Statewide Iowa — A University of Iowa study finds kids learn to be better — and safer — at crossing busy streets when they have hand-in-hand help from their parents.
Study author and lead UI researcher Elizabeth O’Neal says it’s not as easy as saying, “Look both ways before you cross,” as there are many nuances and skills that have to be mastered, especially in city traffic.
(As above) “Younger children aren’t quite as good at timing their entry into a traffic gap,” O’Neal says. “They tend to delay their entry into that gap and what that results in is less time to spare when they exit the roadway. As kids get older, they get better at this.”
Using a virtual reality simulator, researchers on the Iowa City campus had 64 sets of parents and children cross a computer-generated single-lane road with approaching cars moving at 25 miles-an-hour. Crossings seemed to work best when parents used what O’Neal calls an “anticipatory gap communication strategy.”
(As above) “Parents will go, ‘Hey, what do you think about going after that red car?’ and what that does is it gives children some time to prepare their movement before they go into the gap,” O’Neal says. “That resulted in tighter timing of entry for those kids and more time to spare at the end of the crossing.”
Children in the study ranged from age six to 12. O’Neal says the younger the child, the more challenging the situation became on the virtual street. It’s much like trying to learn how to catch a baseball or kick a soccer ball, she says, as the eye hones in on a moving object.

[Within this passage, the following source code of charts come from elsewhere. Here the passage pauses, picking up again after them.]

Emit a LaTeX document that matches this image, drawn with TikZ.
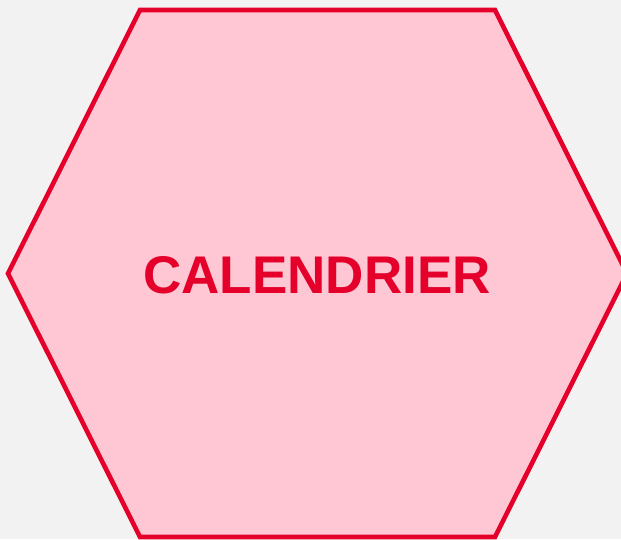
\documentclass[tikz,border=0pt]{standalone}
\usepackage{fontspec}
\setmainfont{Liberation Sans}
\definecolor{bgc}{HTML}{F2F2F2}
\definecolor{hexfill}{HTML}{FFC6D3}
\definecolor{hexline}{HTML}{E4002B}
\begin{document}
\begin{tikzpicture}[x=1pt,y=-1pt,
  hexstyle/.style={draw=hexline,fill=hexfill,line width=4.6pt,line join=miter},
  labelstyle/.style={text=hexline,font=\fontsize{53}{60}\selectfont\bfseries,inner sep=0pt}]
\fill[bgc] (0,0) rectangle (621,539);
\useasboundingbox (0,0) rectangle (621,539);
\coordinate (tl) at (140,10);
\coordinate (tr) at (495,10);
\coordinate (r) at (627,273.5);
\coordinate (br) at (495,537);
\coordinate (bl) at (140,537);
\coordinate (l) at (8,273.5);
\draw[hexstyle] (tl) -- (tr) -- (r) -- (br) -- (bl) -- (l) -- cycle;
\node[labelstyle] (title) at (317,275) {CALENDRIER};
\end{tikzpicture}
\end{document}
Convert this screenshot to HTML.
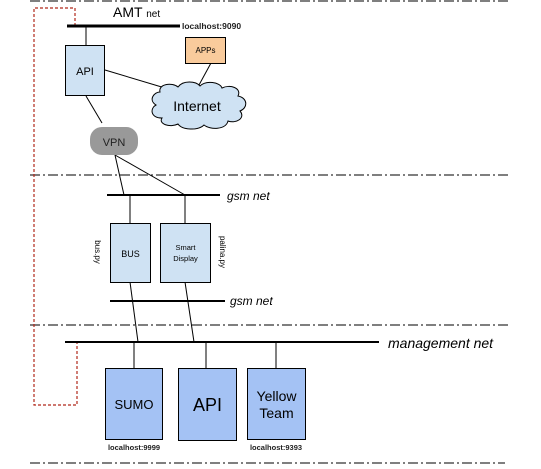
<!DOCTYPE html>
<html><head><meta charset="utf-8"><style>
html,body{margin:0;padding:0;background:#fff;}
svg{display:block;font-family:"Liberation Sans",sans-serif;}
</style></head><body>
<svg width="541" height="469" viewBox="0 0 541 469" xmlns="http://www.w3.org/2000/svg">
<g stroke="#333" stroke-width="1.3" stroke-dasharray="10,3,2,3" fill="none">
<line x1="30" y1="1" x2="510" y2="1"/>
<line x1="30" y1="175" x2="510" y2="175"/>
<line x1="30" y1="325" x2="510" y2="325"/>
<line x1="30" y1="463" x2="505" y2="463"/>
</g>
<polyline points="75,26 75,8 34,8 34,405 77,405 77,342" fill="none" stroke="#b0281a" stroke-width="1.2" stroke-dasharray="3,2"/>
<!-- AMT -->
<text x="113" y="17" font-size="14">AMT <tspan font-size="10">net</tspan></text>
<line x1="67" y1="26" x2="180" y2="26" stroke="#000" stroke-width="3"/>
<text x="182" y="29" font-size="8.5" font-weight="bold" fill="#222">localhost:9090</text>
<g stroke="#000" stroke-width="1" fill="none">
<line x1="86" y1="27" x2="86" y2="45"/>
<line x1="105" y1="70" x2="165" y2="88"/>
<line x1="211" y1="63" x2="199" y2="85"/>
<line x1="86" y1="96" x2="102" y2="123"/>
<line x1="115" y1="155" x2="124" y2="195"/>
<line x1="115" y1="155" x2="185" y2="195"/>
<line x1="130" y1="195" x2="130" y2="223"/>
<line x1="185" y1="195" x2="185" y2="223"/>
<line x1="130" y1="282" x2="138" y2="342"/>
<line x1="185" y1="282" x2="194" y2="342"/>
<line x1="134" y1="342" x2="134" y2="368"/>
<line x1="206" y1="342" x2="206" y2="368"/>
<line x1="276" y1="342" x2="276" y2="368"/>
</g>
<rect x="65.5" y="45.5" width="39" height="50" fill="#cfe2f3" stroke="#000"/>
<text x="85" y="75" font-size="11" text-anchor="middle">API</text>
<rect x="185.5" y="37.5" width="40" height="26" fill="#f9cb9c" stroke="#000"/>
<text x="205.5" y="53" font-size="8" text-anchor="middle">APPs</text>
<path d="M160,92 C158,84 172,82 178,87 C183,80 196,81 200,86 C206,80 220,82 222,88 C230,84 242,88 238,96 C248,98 248,108 240,111 C246,118 236,124 228,121 C226,130 210,130 204,125 C198,131 182,130 178,124 C170,128 158,124 162,118 C150,118 150,108 156,105 C148,100 154,92 160,92 Z" fill="#cfe2f3" stroke="#000" stroke-width="1"/>
<text x="197" y="111" font-size="14" text-anchor="middle">Internet</text>
<rect x="90" y="127" width="48" height="28" rx="12" fill="#999"/>
<text x="114" y="146" font-size="11" text-anchor="middle" fill="#222">VPN</text>
<!-- gsm -->
<line x1="107" y1="195" x2="220" y2="195" stroke="#000" stroke-width="2"/>
<text x="227" y="200" font-size="12" font-style="italic">gsm net</text>
<rect x="110.5" y="223.5" width="40" height="59" fill="#cfe2f3" stroke="#000"/>
<text x="130.5" y="257" font-size="9" text-anchor="middle">BUS</text>
<rect x="160.5" y="223.5" width="50" height="59" fill="#cfe2f3" stroke="#000"/>
<text x="185.5" y="250" font-size="7.5" text-anchor="middle">Smart</text>
<text x="185.5" y="261" font-size="7.5" text-anchor="middle">Display</text>
<text transform="translate(95,252) rotate(90)" font-size="8" text-anchor="middle">bus.py</text>
<text transform="translate(220,252) rotate(90)" font-size="8" text-anchor="middle">palina.py</text>
<line x1="110" y1="301" x2="225" y2="301" stroke="#000" stroke-width="2"/>
<text x="230" y="305" font-size="12" font-style="italic">gsm net</text>
<!-- management -->
<line x1="65" y1="342" x2="379" y2="342" stroke="#000" stroke-width="2"/>
<text x="388" y="348" font-size="14" font-style="italic">management net</text>
<rect x="105.5" y="368.5" width="57" height="71" fill="#a4c2f4" stroke="#000"/>
<text x="134" y="409" font-size="13" text-anchor="middle">SUMO</text>
<rect x="178.5" y="368.5" width="58" height="72" fill="#a4c2f4" stroke="#000"/>
<text x="207.5" y="411" font-size="18" text-anchor="middle">API</text>
<rect x="247.5" y="368.5" width="58" height="71" fill="#a4c2f4" stroke="#000"/>
<text x="276.5" y="401" font-size="14" text-anchor="middle">Yellow</text>
<text x="276.5" y="418" font-size="14" text-anchor="middle">Team</text>
<text x="134" y="450" font-size="7.5" font-weight="bold" text-anchor="middle" fill="#222">localhost:9999</text>
<text x="276" y="450" font-size="7.5" font-weight="bold" text-anchor="middle" fill="#222">localhost:9393</text>
</svg>
</body></html>
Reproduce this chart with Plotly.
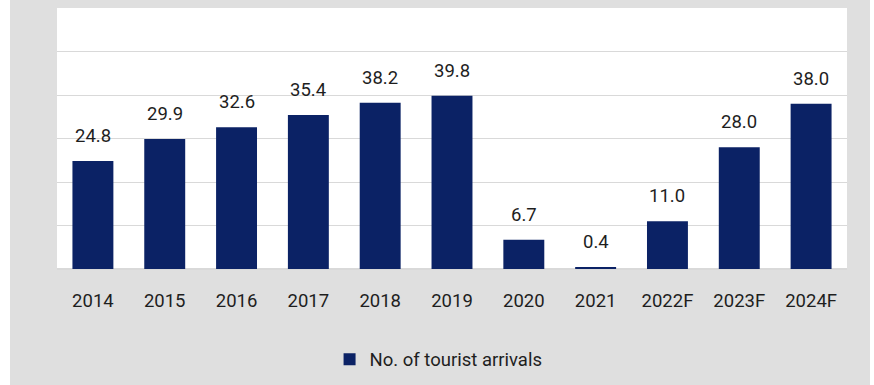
import plotly.graph_objects as go

categories = ["2014", "2015", "2016", "2017", "2018", "2019", "2020", "2021", "2022F", "2023F", "2024F"]
arrivals = [24.8, 29.9, 32.6, 35.4, 38.2, 39.8, 6.7, 0.4, 11.0, 28.0, 38.0]
series_name = "No. of tourist arrivals"

FONT = "Roboto, Arial, sans-serif"
BAR = "#0b2265"
TXT = "#1e1e1e"
FS = 18.5

fig = go.Figure()
fig.add_trace(go.Bar(x=categories, y=arrivals, name=series_name,
                     marker=dict(color=BAR, line=dict(width=0))))

for i, v in enumerate(arrivals):
    fig.add_annotation(x=i, y=v, xref="x", yref="y", text=f"{v:.1f}", showarrow=False,
                       yanchor="bottom", yshift=12,
                       font=dict(family=FONT, size=FS, color=TXT))

fig.update_layout(
    width=874, height=385,
    margin=dict(l=57, r=27, t=8, b=115),
    paper_bgcolor="#dfdfdf",
    plot_bgcolor="white",
    bargap=0.43,
    showlegend=True,
    legend=dict(orientation="h", x=0.483, xanchor="center", y=-0.27, yanchor="top",
                font=dict(family=FONT, size=FS, color=TXT), bgcolor="rgba(0,0,0,0)"),
    font=dict(family=FONT, size=FS, color=TXT),
    shapes=[
        dict(type="rect", xref="paper", yref="paper", x0=-1, x1=(10 - 57) / 790,
             y0=-1, y1=2, fillcolor="white", line=dict(width=0), layer="below"),
        dict(type="rect", xref="paper", yref="paper", x0=(870 - 57) / 790, x1=2,
             y0=-1, y1=2, fillcolor="white", line=dict(width=0), layer="below"),
    ],
)
fig.update_xaxes(type="category", range=[-0.5, len(categories) - 0.5],
                 showgrid=False, showline=False, ticks="", ticklabelstandoff=18,
                 tickfont=dict(family=FONT, size=FS, color=TXT))
fig.update_yaxes(range=[0, 60], dtick=10, showgrid=True, gridcolor="#d9d9d9", gridwidth=1,
                 showticklabels=False, zeroline=True, zerolinecolor="#d9d9d9", showline=False)

fig.write_html("out.html")
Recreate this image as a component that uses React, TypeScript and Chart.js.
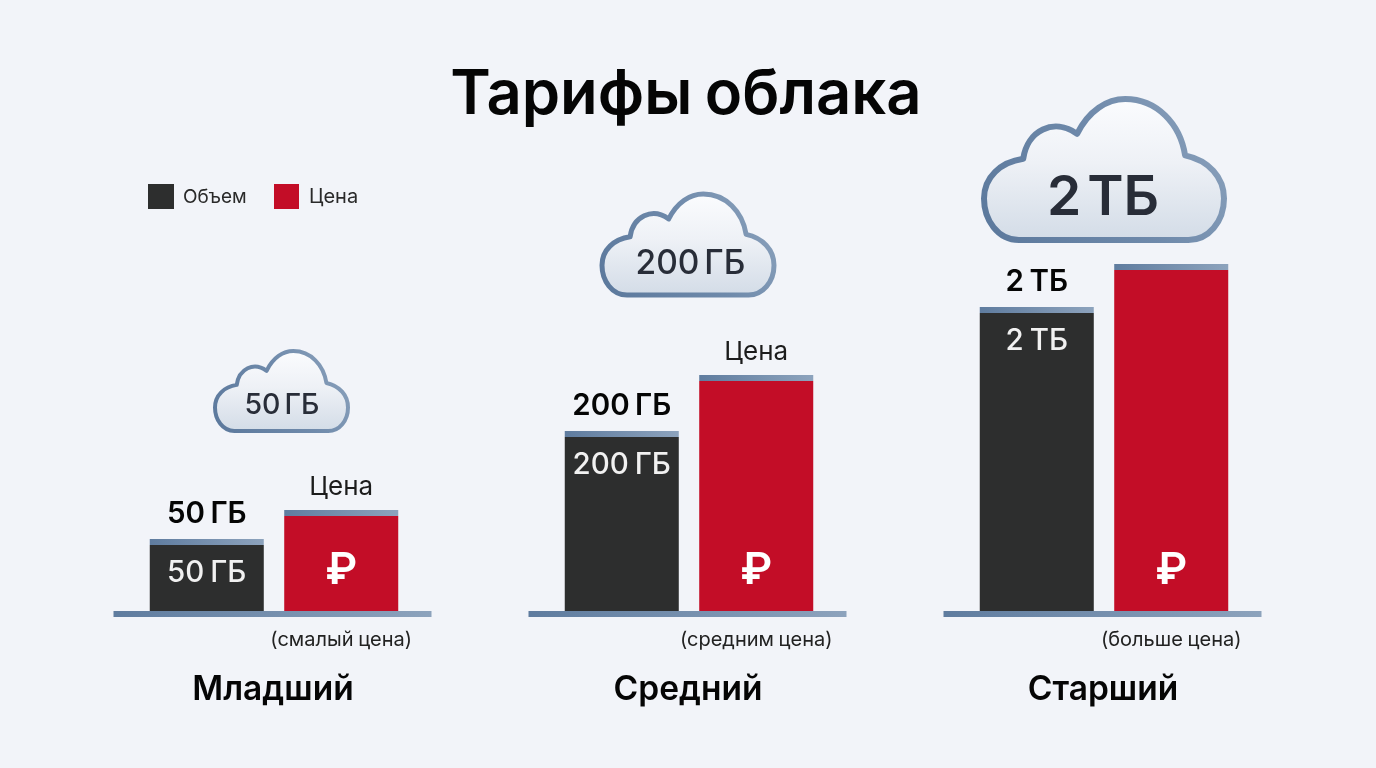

(As above) “Kids have to make predictions about where those moving objects will be in the future in order to plan their movements accordingly,” O’Neal says, “and that’s difficult.”
O’Neal, a postdoctoral researcher in the UI Department of Psychological and Brain Sciences, says this is an important, real-world skill and the study found kids learn best by example from their moms and dads.
(As above) “Parents have a really important role to play here,” O’Neal says. “By helping children to learn to anticipate when the gap will arrive and when to prepare their movements, they can help their children become safer crossers.”
The UI study was published in the journal Child Development. The National Center for Injury Prevention and Control reports more than 175,000 children between the ages of one and 14 were injured as pedestrians during 2018 alone.